— BEGIN Data segment —

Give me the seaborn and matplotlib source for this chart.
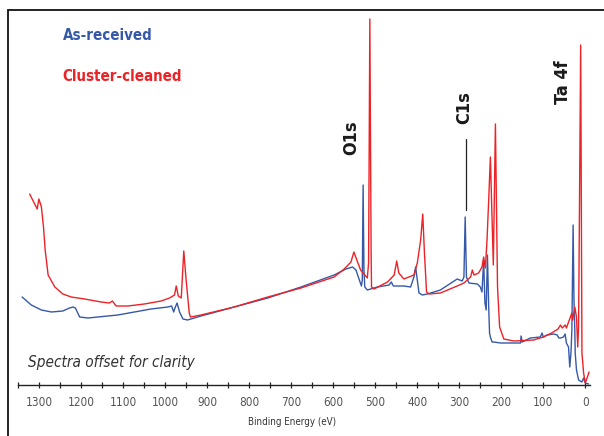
import numpy as np
import pandas as pd
import seaborn as sns
import matplotlib.pyplot as plt
from matplotlib import font_manager
from matplotlib.patches import Rectangle

# Survey spectra (binding energy in eV, intensity in offset a.u.)
blue_be = [1341, 1319, 1295, 1271, 1244, 1228, 1220, 1214, 1204, 1184, 1113, 1034, 994, 985,
           980, 977, 972, 966, 958, 947, 915, 836, 756, 677, 598, 570, 554, 546, 538, 533,
           531, 529, 527, 525, 519, 495, 467, 462, 457, 432, 416, 408, 404, 400, 396, 388,
           376, 345, 305, 293, 289, 286, 283, 277, 257, 250, 246, 242, 239, 236, 233, 230,
           228, 226, 222, 218, 202, 154, 153, 150, 131, 107, 103, 100, 91, 75, 67, 63, 59,
           52, 48, 45, 40, 37, 34, 32, 29, 27, 25, 24, 21, 16, 8, 4, 0, -8]
blue_int = [88, 80, 75, 73, 74, 77, 78, 77, 68, 67, 70, 76, 78, 79,
            73, 77, 82, 73, 66, 65, 69, 78, 87, 98, 110, 116, 118, 115, 105, 99,
            105, 200, 115, 98, 95, 98, 100, 103, 99, 99, 98, 108, 118, 105, 92, 90,
            91, 95, 106, 104, 108, 168, 108, 102, 101, 98, 93, 125, 82, 75, 130, 78,
            52, 48, 43, 43, 42, 42, 49, 43, 47, 48, 52, 48, 50, 51, 50, 47, 47,
            48, 51, 42, 38, 18, 33, 55, 160, 85, 55, 32, 15, 5, 3, 7, 2, 1]

red_be = [1323, 1305, 1301, 1295, 1290, 1286, 1279, 1263, 1244, 1224, 1192, 1153, 1133, 1126,
          1117, 1089, 1050, 1010, 990, 978, 974, 969, 962, 956, 951, 943, 940, 915, 836, 756,
          677, 598, 574, 558, 551, 544, 535, 525, 519, 516, 513, 510, 509, 503, 471, 455,
          449, 444, 432, 408, 400, 392, 387, 383, 378, 372, 345, 305, 289, 273, 269, 265,
          254, 246, 242, 238, 234, 230, 226, 219, 214, 209, 204, 194, 170, 123, 100, 80,
          65, 59, 55, 48, 45, 32, 30, 25, 21, 18, 16, 11, 8, 4, 0, -5, -9]
red_int = [191, 176, 186, 178, 158, 135, 110, 98, 91, 88, 86, 83, 82, 84,
           79, 79, 81, 84, 87, 90, 99, 89, 87, 134, 108, 72, 68, 70, 78, 88,
           97, 108, 116, 123, 133, 125, 115, 110, 107, 122, 366, 135, 98, 96, 103, 110,
           124, 112, 106, 110, 122, 145, 171, 132, 93, 91, 92, 99, 102, 108, 115, 110,
           112, 118, 128, 117, 145, 185, 228, 120, 261, 98, 58, 46, 44, 45, 48, 52,
           56, 60, 57, 60, 57, 72, 65, 78, 68, 38, 58, 340, 32, 12, 2, 8, 13]

# peak labels: text, energy, text height; C1s gets a marker line
peak_labels = ["O1s", "C1s", "Ta 4f"]
peak_label_be = [558, 289, 54]
peak_label_y = [247, 277, 303]
c1s_line_be = 285
c1s_line_y = [175, 246]

ticks = list(range(0, 1301, 100))
minor_ticks = list(range(50, 1351, 100))

blue = "#3559a8"
red = "#ec2227"

sns.set_theme(style="white")
plt.rcParams["font.family"] = ["DejaVu Sans"]
# use the condensed cut of DejaVu when it is there
has_cond = any("Condensed" in f.fname and "DejaVu" in f.fname
               for f in font_manager.fontManager.ttflist)
stretch = "condensed" if has_cond else "normal"
plt.rcParams["font.stretch"] = stretch

fig = plt.figure(figsize=(6.04, 4.36), dpi=100)
W, H = 604, 436
ax = fig.add_axes([18.3 / W, (H - 385) / H, (589.5 - 18.3) / W, 373 / H])

df_blue = pd.DataFrame({"be": blue_be, "counts": blue_int})
df_red = pd.DataFrame({"be": red_be, "counts": red_int})
sns.lineplot(data=df_blue, x="be", y="counts", sort=False, estimator=None,
             color=blue, lw=1.0, ax=ax)
sns.lineplot(data=df_red, x="be", y="counts", sort=False, estimator=None,
             color=red, lw=1.0, ax=ax)

ax.set_xlim(1350, -10)
ax.set_ylim(0, 373)
for s in ["top", "right", "left"]:
    ax.spines[s].set_visible(False)
ax.spines["bottom"].set_color("#222222")
ax.spines["bottom"].set_linewidth(1.0)
ax.set_yticks([])
ax.set_ylabel("")
ax.set_xticks(ticks)
ax.set_xticks(minor_ticks, minor=True)
ax.tick_params(axis="x", which="both", direction="inout", length=4.5, width=0.9,
               colors="#222222", bottom=True, pad=6)
ax.tick_params(axis="x", labelsize=8.5, labelcolor="#555555")
for t in ax.get_xticklabels():
    t.set_fontstretch(stretch)
ax.set_xlabel("Binding Energy (eV)", fontsize=7, color="#333333", labelpad=6,
              fontstretch=stretch)
ax.xaxis.set_label_coords(0.479, -0.085)

for lab, e, y in zip(peak_labels, peak_label_be, peak_label_y):
    ax.text(e, y, lab, rotation=90, ha="center", va="center", fontsize=13,
            fontweight="bold", color="#1a1a1a", fontstretch=stretch)
ax.plot([c1s_line_be, c1s_line_be], c1s_line_y, color="#222222", lw=0.9)

fig.text(62.7 / W, 1 - 35 / H, "As-received", color=blue, fontsize=10.8,
         fontweight="bold", va="center", ha="left", fontstretch=stretch)
fig.text(62.7 / W, 1 - 76 / H, "Cluster-cleaned", color=red, fontsize=10.8,
         fontweight="bold", va="center", ha="left", fontstretch=stretch)
fig.text(28 / W, 1 - 363 / H, "Spectra offset for clarity", color="#333333",
         fontsize=11, style="italic", va="center", ha="left", fontstretch=stretch)

# outer frame, cut off at the right and bottom
fig.patches.append(Rectangle((8 / W, -0.1), 1.2, 1.1 - 10 / H,
                             transform=fig.transFigure, fill=False,
                             edgecolor="#111111", lw=1.3))

fig.savefig("out.png", dpi=100)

— END Data segment —

What you are asked to do. Starting at the top of the listing above, reproduce each line up to and including the one with "from matplotlib.patches import Rectangle"; omit the pictures.

Problem solution.
Give me the seaborn and matplotlib source for this chart.
import numpy as np
import pandas as pd
import seaborn as sns
import matplotlib.pyplot as plt
from matplotlib import font_manager
from matplotlib.patches import Rectangle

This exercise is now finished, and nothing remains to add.